STATED EXERCISE -> Would you return the run of lines that starts at the one with "Clone this chart in Observable Plot." and ends at the one with "5.05, 38.8, 52.3];", ends included, exactly as written and without the images?

Collection entries ->
#####

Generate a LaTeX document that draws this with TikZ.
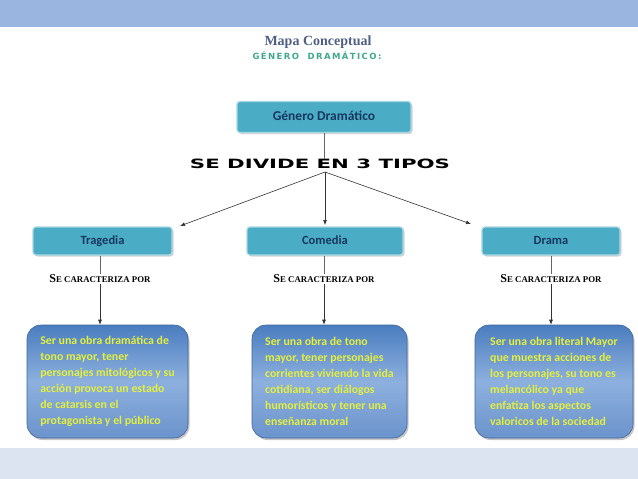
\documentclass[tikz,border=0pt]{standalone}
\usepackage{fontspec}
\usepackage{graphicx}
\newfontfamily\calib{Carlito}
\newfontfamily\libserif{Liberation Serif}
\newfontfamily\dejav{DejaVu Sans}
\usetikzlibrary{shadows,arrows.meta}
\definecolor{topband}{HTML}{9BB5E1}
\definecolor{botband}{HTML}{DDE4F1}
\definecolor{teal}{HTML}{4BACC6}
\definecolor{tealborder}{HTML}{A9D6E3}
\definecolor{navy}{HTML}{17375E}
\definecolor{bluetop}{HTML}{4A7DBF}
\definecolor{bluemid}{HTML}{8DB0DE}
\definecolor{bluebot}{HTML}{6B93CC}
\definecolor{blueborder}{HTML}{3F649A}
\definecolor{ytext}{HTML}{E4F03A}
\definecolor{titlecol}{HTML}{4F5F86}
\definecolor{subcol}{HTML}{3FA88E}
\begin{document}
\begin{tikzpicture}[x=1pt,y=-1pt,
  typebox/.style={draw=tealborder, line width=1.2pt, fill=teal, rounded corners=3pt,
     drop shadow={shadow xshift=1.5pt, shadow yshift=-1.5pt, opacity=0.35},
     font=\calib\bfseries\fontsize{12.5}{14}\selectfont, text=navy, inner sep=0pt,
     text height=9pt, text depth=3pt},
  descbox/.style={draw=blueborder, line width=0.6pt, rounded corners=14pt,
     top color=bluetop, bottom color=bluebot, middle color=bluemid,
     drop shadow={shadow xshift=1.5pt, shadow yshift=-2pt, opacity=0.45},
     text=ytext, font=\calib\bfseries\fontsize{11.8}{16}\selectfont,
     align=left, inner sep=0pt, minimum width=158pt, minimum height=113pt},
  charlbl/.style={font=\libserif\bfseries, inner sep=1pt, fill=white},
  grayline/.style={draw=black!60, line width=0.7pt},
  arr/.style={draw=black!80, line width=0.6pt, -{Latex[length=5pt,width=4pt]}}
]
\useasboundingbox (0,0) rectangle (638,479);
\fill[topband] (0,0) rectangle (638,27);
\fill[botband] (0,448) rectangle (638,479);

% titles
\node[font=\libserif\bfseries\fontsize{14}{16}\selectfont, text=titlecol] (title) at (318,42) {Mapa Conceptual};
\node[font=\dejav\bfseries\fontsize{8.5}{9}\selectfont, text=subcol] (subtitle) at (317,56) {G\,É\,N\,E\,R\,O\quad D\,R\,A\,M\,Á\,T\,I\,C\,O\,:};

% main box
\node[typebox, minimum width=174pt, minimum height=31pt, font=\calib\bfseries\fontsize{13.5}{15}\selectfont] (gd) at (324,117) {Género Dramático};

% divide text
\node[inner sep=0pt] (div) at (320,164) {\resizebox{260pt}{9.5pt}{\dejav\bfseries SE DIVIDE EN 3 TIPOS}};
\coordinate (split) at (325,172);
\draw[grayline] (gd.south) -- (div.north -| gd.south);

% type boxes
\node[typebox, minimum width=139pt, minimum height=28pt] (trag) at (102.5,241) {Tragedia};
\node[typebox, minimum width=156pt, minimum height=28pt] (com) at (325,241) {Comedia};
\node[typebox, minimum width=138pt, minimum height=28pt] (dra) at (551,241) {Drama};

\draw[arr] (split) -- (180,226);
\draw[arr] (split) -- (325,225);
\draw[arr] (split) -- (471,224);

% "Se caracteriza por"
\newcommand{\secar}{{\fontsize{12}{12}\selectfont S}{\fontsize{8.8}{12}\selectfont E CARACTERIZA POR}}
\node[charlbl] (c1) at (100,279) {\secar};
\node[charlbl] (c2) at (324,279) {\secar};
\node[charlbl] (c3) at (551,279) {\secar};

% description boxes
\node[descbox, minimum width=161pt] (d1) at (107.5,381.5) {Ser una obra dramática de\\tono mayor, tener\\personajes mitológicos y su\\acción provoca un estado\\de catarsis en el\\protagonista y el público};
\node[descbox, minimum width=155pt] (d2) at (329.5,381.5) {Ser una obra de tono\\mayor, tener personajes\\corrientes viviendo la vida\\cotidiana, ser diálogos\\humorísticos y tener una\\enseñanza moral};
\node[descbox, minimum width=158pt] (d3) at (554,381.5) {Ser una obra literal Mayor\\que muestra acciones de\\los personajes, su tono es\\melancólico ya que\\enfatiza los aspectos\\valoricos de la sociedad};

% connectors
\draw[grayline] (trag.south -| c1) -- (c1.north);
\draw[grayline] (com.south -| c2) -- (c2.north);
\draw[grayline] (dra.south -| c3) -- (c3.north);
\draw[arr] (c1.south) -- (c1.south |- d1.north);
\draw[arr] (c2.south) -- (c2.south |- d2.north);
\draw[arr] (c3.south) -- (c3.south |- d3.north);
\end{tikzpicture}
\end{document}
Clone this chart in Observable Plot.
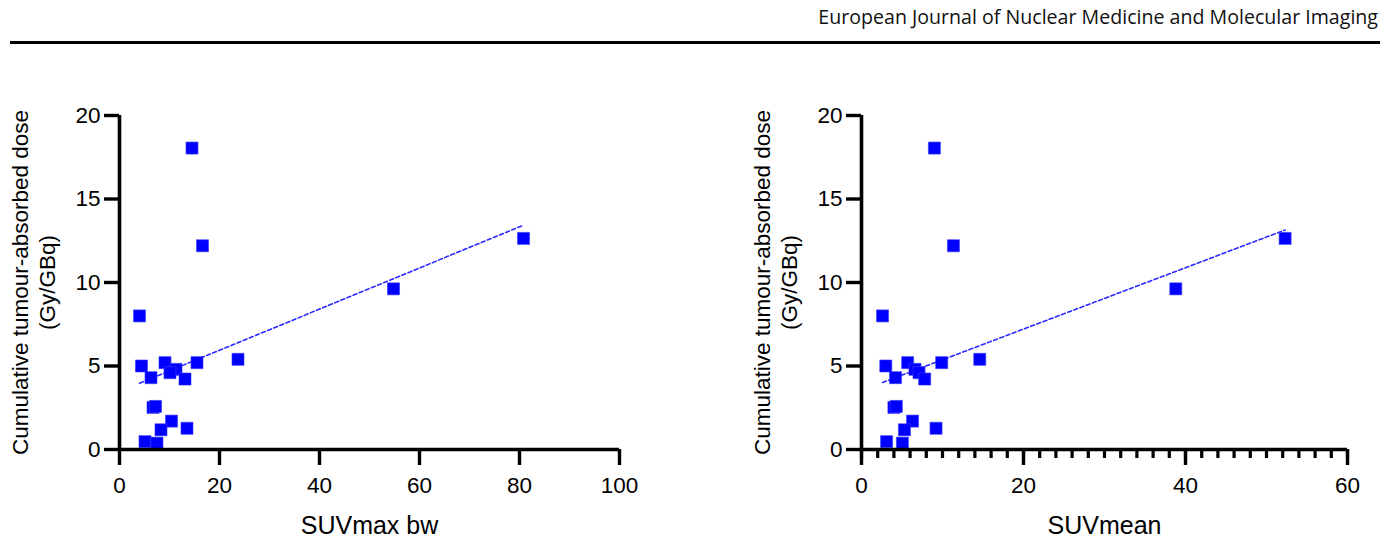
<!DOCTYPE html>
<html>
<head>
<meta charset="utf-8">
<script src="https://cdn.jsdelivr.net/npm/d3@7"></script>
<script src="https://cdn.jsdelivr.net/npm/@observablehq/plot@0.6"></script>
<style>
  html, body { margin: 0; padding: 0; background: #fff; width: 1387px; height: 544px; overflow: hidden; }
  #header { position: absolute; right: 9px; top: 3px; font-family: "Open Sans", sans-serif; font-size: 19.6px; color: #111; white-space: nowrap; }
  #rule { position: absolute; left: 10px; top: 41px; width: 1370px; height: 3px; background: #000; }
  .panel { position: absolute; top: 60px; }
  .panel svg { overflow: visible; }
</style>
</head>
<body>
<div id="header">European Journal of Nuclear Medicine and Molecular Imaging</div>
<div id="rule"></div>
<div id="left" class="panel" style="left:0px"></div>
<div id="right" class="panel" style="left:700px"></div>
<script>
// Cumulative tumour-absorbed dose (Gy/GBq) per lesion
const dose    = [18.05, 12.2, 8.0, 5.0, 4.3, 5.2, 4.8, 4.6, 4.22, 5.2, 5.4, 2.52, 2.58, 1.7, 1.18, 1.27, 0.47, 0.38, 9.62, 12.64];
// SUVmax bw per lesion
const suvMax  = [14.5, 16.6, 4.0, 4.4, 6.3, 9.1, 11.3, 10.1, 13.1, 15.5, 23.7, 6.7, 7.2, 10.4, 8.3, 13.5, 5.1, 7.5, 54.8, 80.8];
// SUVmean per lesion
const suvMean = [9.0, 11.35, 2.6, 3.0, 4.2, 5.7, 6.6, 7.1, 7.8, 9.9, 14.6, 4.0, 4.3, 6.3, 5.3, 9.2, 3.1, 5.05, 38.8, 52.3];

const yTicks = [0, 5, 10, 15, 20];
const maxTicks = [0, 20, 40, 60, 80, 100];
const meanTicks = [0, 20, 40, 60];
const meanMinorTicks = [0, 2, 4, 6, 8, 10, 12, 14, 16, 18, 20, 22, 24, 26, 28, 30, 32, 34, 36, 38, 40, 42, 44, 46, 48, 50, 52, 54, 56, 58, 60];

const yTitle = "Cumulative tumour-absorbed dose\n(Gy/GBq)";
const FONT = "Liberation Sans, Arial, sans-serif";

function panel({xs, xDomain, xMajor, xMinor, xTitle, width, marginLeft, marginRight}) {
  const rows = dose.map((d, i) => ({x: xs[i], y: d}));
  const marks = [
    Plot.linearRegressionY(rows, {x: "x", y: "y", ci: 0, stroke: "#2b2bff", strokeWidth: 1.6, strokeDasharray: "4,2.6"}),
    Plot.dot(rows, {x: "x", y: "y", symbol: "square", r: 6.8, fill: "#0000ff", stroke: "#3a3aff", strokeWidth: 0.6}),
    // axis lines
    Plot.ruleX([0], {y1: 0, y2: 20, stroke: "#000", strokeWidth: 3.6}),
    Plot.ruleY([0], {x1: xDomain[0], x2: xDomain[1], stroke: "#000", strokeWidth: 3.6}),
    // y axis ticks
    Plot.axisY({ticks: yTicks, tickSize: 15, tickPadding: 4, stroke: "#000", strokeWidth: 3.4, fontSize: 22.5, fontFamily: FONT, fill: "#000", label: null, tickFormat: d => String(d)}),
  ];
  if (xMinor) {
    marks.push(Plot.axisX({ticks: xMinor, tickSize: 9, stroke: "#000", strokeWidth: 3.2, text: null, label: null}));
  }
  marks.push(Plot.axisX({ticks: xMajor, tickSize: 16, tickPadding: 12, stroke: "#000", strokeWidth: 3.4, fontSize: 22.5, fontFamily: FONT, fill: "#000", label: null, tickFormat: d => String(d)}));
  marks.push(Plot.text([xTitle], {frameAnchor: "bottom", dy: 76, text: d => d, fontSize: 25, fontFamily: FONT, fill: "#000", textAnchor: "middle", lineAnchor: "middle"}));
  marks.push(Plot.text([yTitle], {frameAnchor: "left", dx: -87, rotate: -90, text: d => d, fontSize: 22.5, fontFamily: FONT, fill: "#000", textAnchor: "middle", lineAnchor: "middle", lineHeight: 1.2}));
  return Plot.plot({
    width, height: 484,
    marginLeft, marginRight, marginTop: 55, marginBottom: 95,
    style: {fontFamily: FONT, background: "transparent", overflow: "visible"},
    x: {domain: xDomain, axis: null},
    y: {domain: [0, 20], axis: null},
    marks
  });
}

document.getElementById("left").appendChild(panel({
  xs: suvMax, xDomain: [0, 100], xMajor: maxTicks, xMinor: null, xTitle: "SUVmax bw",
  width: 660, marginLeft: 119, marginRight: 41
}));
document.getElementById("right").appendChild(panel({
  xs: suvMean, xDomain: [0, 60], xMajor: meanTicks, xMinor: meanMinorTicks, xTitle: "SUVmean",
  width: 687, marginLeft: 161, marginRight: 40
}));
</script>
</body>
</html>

#####

TASK SOLUTION ->
Clone this chart in Observable Plot.
<!DOCTYPE html>
<html>
<head>
<meta charset="utf-8">
<script src="https://cdn.jsdelivr.net/npm/d3@7"></script>
<script src="https://cdn.jsdelivr.net/npm/@observablehq/plot@0.6"></script>
<style>
  html, body { margin: 0; padding: 0; background: #fff; width: 1387px; height: 544px; overflow: hidden; }
  #header { position: absolute; right: 9px; top: 3px; font-family: "Open Sans", sans-serif; font-size: 19.6px; color: #111; white-space: nowrap; }
  #rule { position: absolute; left: 10px; top: 41px; width: 1370px; height: 3px; background: #000; }
  .panel { position: absolute; top: 60px; }
  .panel svg { overflow: visible; }
</style>
</head>
<body>
<div id="header">European Journal of Nuclear Medicine and Molecular Imaging</div>
<div id="rule"></div>
<div id="left" class="panel" style="left:0px"></div>
<div id="right" class="panel" style="left:700px"></div>
<script>
// Cumulative tumour-absorbed dose (Gy/GBq) per lesion
const dose    = [18.05, 12.2, 8.0, 5.0, 4.3, 5.2, 4.8, 4.6, 4.22, 5.2, 5.4, 2.52, 2.58, 1.7, 1.18, 1.27, 0.47, 0.38, 9.62, 12.64];
// SUVmax bw per lesion
const suvMax  = [14.5, 16.6, 4.0, 4.4, 6.3, 9.1, 11.3, 10.1, 13.1, 15.5, 23.7, 6.7, 7.2, 10.4, 8.3, 13.5, 5.1, 7.5, 54.8, 80.8];
// SUVmean per lesion
const suvMean = [9.0, 11.35, 2.6, 3.0, 4.2, 5.7, 6.6, 7.1, 7.8, 9.9, 14.6, 4.0, 4.3, 6.3, 5.3, 9.2, 3.1, 5.05, 38.8, 52.3];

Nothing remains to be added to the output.